Even as I saw everything in that moment of clarity, once again, I plunged into the cold suffocating depths of the waters. This time, I saw myself in Windflower Springs, in the body of a little girl with a hole in her heart. In another flash, I saw Grace waving to me book bag in hand as she went to school. I was sick again, and I watched her leave from my bedroom.
She was the small hand that held onto mine now. I blinked as the bright light of day reached me even under my closed eyelids. The waters receded from my body and I felt hard, dry land under me.
I woke up coughing on the rocky shores of a lake at the edge of a rocky waterfall. My body was caked with mud, and I kept choking up mouthful after mouthful of water. I hacked and choked until my spit was blood-tinged.
"There you are," Jaduerial said as he approached me on those rocky shores. "Did that quicken your memory? I am tired, Orienne. I am, after all, very, very old, and I have been waiting a long time for this moment." Jaduerial looked up into the distance. I saw a flash of blond hair and then a blur of a blue sweater.
It was Holly, that strange girl Anne Marie, and the others.
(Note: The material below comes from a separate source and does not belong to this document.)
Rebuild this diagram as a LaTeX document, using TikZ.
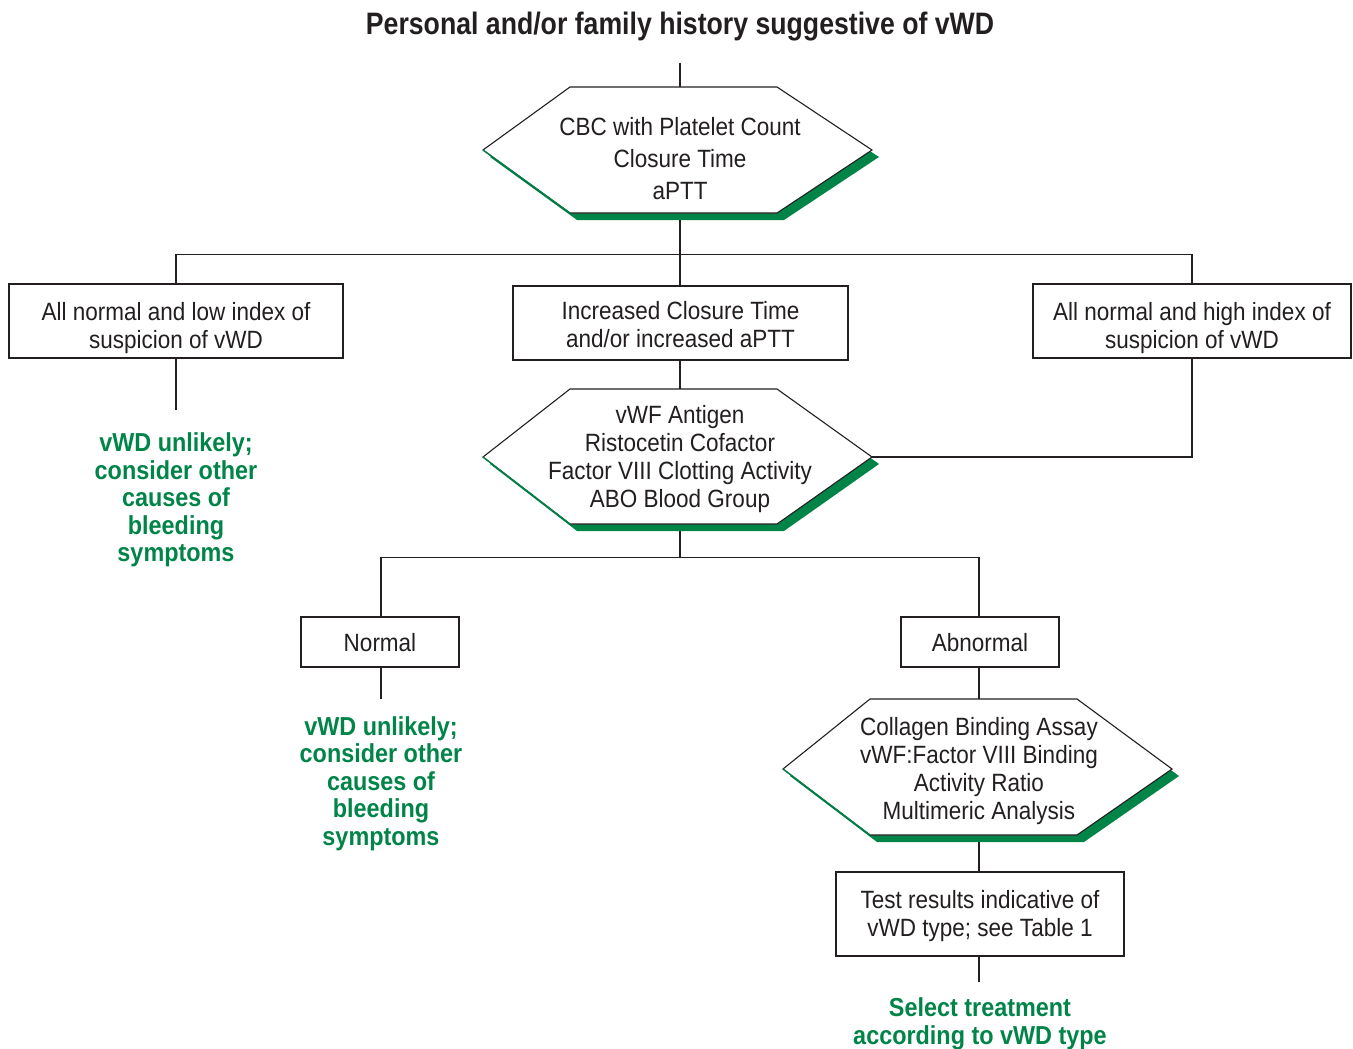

They were pursuing him despite the danger. They wanted to help me.
I couldn't let them die for me. Especially not Holly. She shouldn't even be here.
I wasn't afraid to die. I was half-dead anyway with all this water in my lungs. It hurt to draw in a breath. I wouldn't put any fight now if some ancient god with a grudge wanted to kill me.
Even as I feared him, I felt another emotion overcome me more powerful than terror. Seeing him here, both of us in human forms once more, I only wished he understood how utterly repulsive I found him. Jaduerial, my first husband, my eternal mate, my everlasting hate. I had never loved him, not for a single second in all those thousands of years. With every new lover I took, I wiped away a layer of his aberrant memory.
Kill him; I willed Grace even though I didn't mean it. I wanted that monster wiped off the earth with such a ferocious hatred that I didn't think twice about what I was asking of her. It was too late. She acted as an extension of my body. Grace bared her teeth and leaped at Jaduerial. He took only one step back as Grace sank her teeth into his neck.
The black-haired boy with the sunglasses went down easily. Much too easily.
I pushed myself to my feet as Grace look up from the boy's severed neck arteries.
"Ailith," a voice appeared in my mind. "My life is over, but yours needs to go on."
I saw her body crumble to dust in the sun. No, more than that, it burned with blue fire. Demon fire. The flickering flames trailed from the boy's hand as he bled out from the wound in his neck.
I kneeled beside him and saw that his sunglasses had been knocked off his face. His blue-green eyes were fixated on me as though my presence there brought him comfort. I placed my hand over his neck as I had seen Livet do for Joseph. The blood continued to pour from the wound.
"Who are you?" I suddenly, unthinkingly, asked. "Do I know you?"
Livet came up from behind me and wrapped his arms around me. He dragged me away from the boy's body. Anne Marie went to his side. She was cupping her mouth with one hand as though she couldn't believe what had happened. As Livet put distance between us, the entire scene faded from view. Yet the red warmth of his blood lingered on my hands.
"No one of any importance to you anymore," Livet whispered into my ear. "Let's go. We need to get you to safety."
Who was he?
"He's no one. Just an orphan boy." Livet said with difficulty. "No one at all."
Don't you remember? Jaduerial's voice echoed in my mind. You said you would sacrifice one life for another.
As I allowed Livet to wrap his arm around my waist and drag me away from the unmoving body on the sandy riverbank, I couldn't look away. It was as though, somehow, despite everything I knew, everything I had figured out under those waters — there was still something I hadn't pieced together. And at that final moment when it truly mattered, I had made the wrong choice.